Wurde Terrorverdächtiger im Gefängnis radikalisiert?
Seit Jahren warnen islamische Gefängnisseelsorger in Österreich vor der Radikalisierung in den Haftanstalten. Mit besserer Unterstützung könnte man viel bewegen.
Jener knapp 18-jährige Österreicher, der am Freitagabend wegen Terrorverdachts festgenommen wurde, könnte sich im Gefängnis radikalisiert haben. Es wäre nicht der erste Fall in Österreich. Fehlende Perspektiven, Diskriminierungserfahrungen oder der falsche Freundeskreis: Das sind nur einige Faktoren, warum sich Häftlinge radikalisieren. Seit Jahren warnen islamische Gefängnisseelsorger vor dem Problem.
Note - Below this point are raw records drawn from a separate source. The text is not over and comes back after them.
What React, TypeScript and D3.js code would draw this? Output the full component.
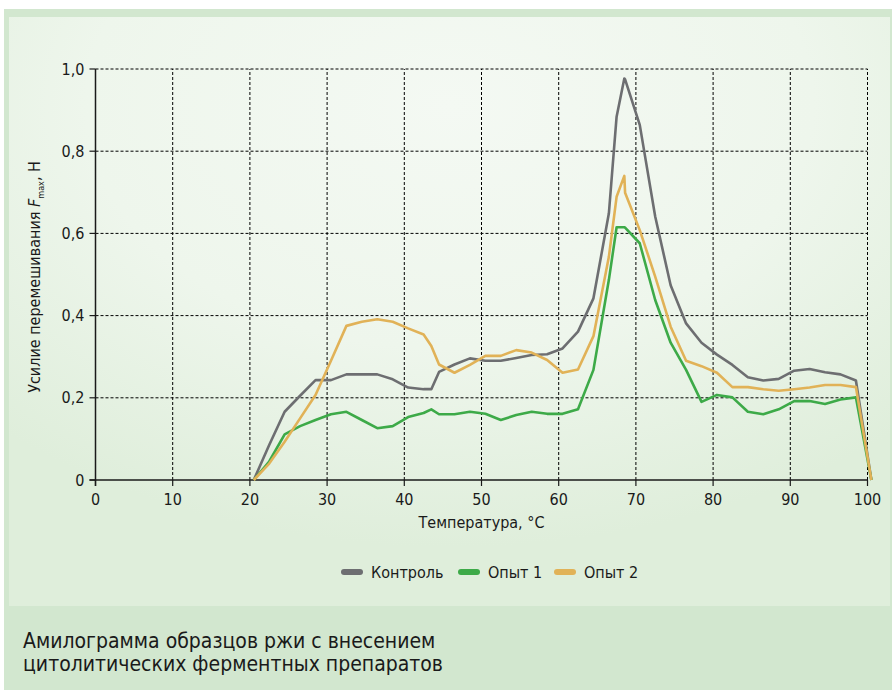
import React from "react";
import * as d3 from "d3";

const temps = [20.5, 22.5, 24.5, 26.5, 28.5, 30.5, 32.5, 34.5, 36.5, 38.5, 40.5, 42.5, 43.5, 44.5, 46.5, 48.5, 50.5, 52.5, 54.5, 56.5, 58.5, 60.5, 62.5, 64.5, 66.5, 67.5, 68.5, 68.6, 70.5, 72.5, 74.5, 76.5, 78.5, 80.5, 82.5, 84.5, 86.5, 88.5, 90.5, 92.5, 94.5, 96.5, 98.5, 100.5];

const control = [0, 0.085, 0.166, 0.205, 0.243, 0.243, 0.257, 0.257, 0.257, 0.245, 0.225, 0.221, 0.221, 0.263, 0.281, 0.296, 0.29, 0.29, 0.297, 0.304, 0.306, 0.32, 0.361, 0.442, 0.649, 0.884, 0.977, 0.975, 0.864, 0.641, 0.474, 0.381, 0.334, 0.305, 0.28, 0.25, 0.242, 0.246, 0.266, 0.27, 0.262, 0.257, 0.242, 0];

const trial1 = [0, 0.045, 0.111, 0.131, 0.146, 0.16, 0.166, 0.146, 0.126, 0.131, 0.153, 0.163, 0.172, 0.16, 0.16, 0.166, 0.161, 0.146, 0.158, 0.166, 0.161, 0.161, 0.172, 0.268, 0.487, 0.615, 0.615, 0.614, 0.576, 0.438, 0.334, 0.268, 0.19, 0.207, 0.201, 0.166, 0.16, 0.172, 0.192, 0.192, 0.185, 0.196, 0.201, 0];

const trial2 = [0, 0.04, 0.093, 0.15, 0.207, 0.29, 0.375, 0.385, 0.391, 0.385, 0.369, 0.354, 0.326, 0.281, 0.261, 0.28, 0.302, 0.302, 0.316, 0.31, 0.292, 0.261, 0.269, 0.35, 0.543, 0.689, 0.74, 0.699, 0.608, 0.495, 0.373, 0.29, 0.277, 0.261, 0.226, 0.226, 0.221, 0.217, 0.221, 0.225, 0.231, 0.231, 0.226, 0];

const seriesNames = ["Контроль", "Опыт 1", "Опыт 2"];
const seriesColors = ["#6d6e71", "#3daa48", "#e1b257"];
const xTicks = [0, 10, 20, 30, 40, 50, 60, 70, 80, 90, 100];
const yTicks = [0, 0.2, 0.4, 0.6, 0.8, 1.0];
const xTitle = "Температура, °C";
const captionLines = ["Амилограмма образцов ржи с внесением", "цитолитических ферментных препаратов"];

const FONT = "'DejaVu Sans Condensed', 'DejaVu Sans', sans-serif";

export default function App() {
  const W = 892, H = 690;
  const x = d3.scaleLinear().domain([0, 100]).range([95.5, 867.5]);
  const y = d3.scaleLinear().domain([0, 1]).range([480, 69]);
  const line = d3.line<[number, number]>().x(d => x(d[0])).y(d => y(d[1]));
  const allSeries = [control, trial1, trial2];
  const fmt = (v: number) => (v === 0 ? "0" : v.toFixed(1).replace(".", ","));

  return (
    <svg width={W} height={H} style={{ position: "absolute", left: 0, top: 0 }}>
      <defs>
        <radialGradient id="bg" cx="0.5" cy="0.15" r="0.75" gradientUnits="objectBoundingBox">
          <stop offset="0" stopColor="#f4f9f3" />
          <stop offset="0.55" stopColor="#eef6ec" />
          <stop offset="1" stopColor="#dfeedb" />
        </radialGradient>
      </defs>
      <rect x={0} y={0} width={W} height={H} fill="#ffffff" />
      <rect x={4} y={9} width={W - 4} height={H - 9} fill="#d2e7cf" />
      <rect x={9} y={17} width={881} height={589} fill="url(#bg)" />

      {/* grid */}
      {xTicks.filter(t => t > 0).map(t => (
        <line key={"gx" + t} x1={x(t)} x2={x(t)} y1={y(0)} y2={y(1)} stroke="#000" strokeWidth={1} strokeDasharray="3,2" />
      ))}
      {yTicks.filter(t => t > 0).map(t => (
        <line key={"gy" + t} x1={x(0)} x2={x(100)} y1={y(t)} y2={y(t)} stroke="#000" strokeWidth={1} strokeDasharray="3,2" />
      ))}

      {/* axes */}
      <line x1={x(0)} x2={x(0)} y1={y(0) + 6} y2={y(1)} stroke="#1a1a1a" strokeWidth={1.5} />
      <line x1={x(0) - 6} x2={x(100)} y1={y(0)} y2={y(0)} stroke="#1a1a1a" strokeWidth={1.5} />
      {yTicks.map(t => (
        <g key={"yt" + t}>
          <line x1={x(0) - 6} x2={x(0)} y1={y(t)} y2={y(t)} stroke="#1a1a1a" strokeWidth={1.2} />
          <text x={x(0) - 11} y={y(t)} dy="0.35em" textAnchor="end" fontFamily={FONT} fontSize={16} fill="#1a1a1a">{fmt(t)}</text>
        </g>
      ))}
      {xTicks.map(t => (
        <g key={"xt" + t}>
          <line x1={x(t)} x2={x(t)} y1={y(0)} y2={y(0) + 6} stroke="#1a1a1a" strokeWidth={1.2} />
          <text x={x(t)} y={y(0) + 25} textAnchor="middle" fontFamily={FONT} fontSize={16} fill="#1a1a1a">{t}</text>
        </g>
      ))}

      {/* series */}
      {allSeries.map((vals, i) => (
        <path key={"s" + i} d={line(temps.map((t, j) => [t, vals[j]]) as [number, number][]) || ""} fill="none" stroke={seriesColors[i]} strokeWidth={2.6} strokeLinejoin="round" />
      ))}

      {/* axis titles */}
      <text x={(x(0) + x(100)) / 2} y={528} textAnchor="middle" fontFamily={FONT} fontSize={16} fill="#1a1a1a">{xTitle}</text>
      <text transform={`translate(40, ${277}) rotate(-90)`} textAnchor="middle" fontFamily={FONT} fontSize={16} fill="#1a1a1a">
        Усилие перемешивания <tspan fontStyle="italic">F</tspan><tspan fontSize={9} dy={4}>max</tspan><tspan dy={-4}>, Н</tspan>
      </text>

      {/* legend */}
      {seriesNames.map((n, i) => {
        const lx = [341, 458, 554][i];
        return (
          <g key={"lg" + i}>
            <line x1={lx + 3} x2={lx + 19} y1={572} y2={572} stroke={seriesColors[i]} strokeWidth={6} strokeLinecap="round" />
            <text x={lx + 30} y={572} dy="0.35em" fontFamily={FONT} fontSize={16} fill="#1a1a1a">{n}</text>
          </g>
        );
      })}

      {/* caption */}
      {captionLines.map((c, i) => (
        <text key={"c" + i} x={23} y={648 + i * 23} fontFamily={FONT} fontSize={21} fill="#1a1a1a">{c}</text>
      ))}
    </svg>
  );
}
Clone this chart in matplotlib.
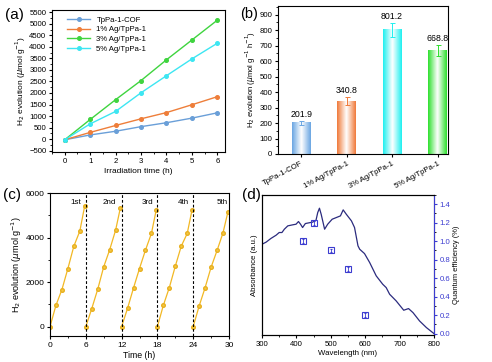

Es sei zwar derzeit eine Randerscheinung, sagt Imam Ramazan Demir. „Das kann sich aber verstärken.“Ramazan Demir leitet die Islamische Gefängnisseelsorge in Österreich. Mit ihm sind 46 ehrenamtliche Mitarbeiter im Einsatz – für rund 1800 muslimische Häftlinge. Zeit und Geld sind knapp. Oft seien Besuche nur ein bis zwei Stunden pro Woche oder gar im Monat möglich. „So kann das nicht weitergehen. Wir wollen mitarbeiten und mit dem Staat kooperieren.“Demir fordert sieben hauptamtliche Seelsorger, zumindest in den größten Justizanstalten. 350.000 Euro pro Jahr wären dafür notwendig. Mit So- zialarbeitern und Psychologen könne man gemeinsam viel bewegen.
Die Polizei in Deutschland nahm indessen einen mutmaßlichen Komplizen des 17-Jährigen fest. Der Mann soll einen Bombenanschlag auf Polizisten und Bundeswehrsoldaten geplant haben. Die beiden sollen in engem Kontakt gestanden sein.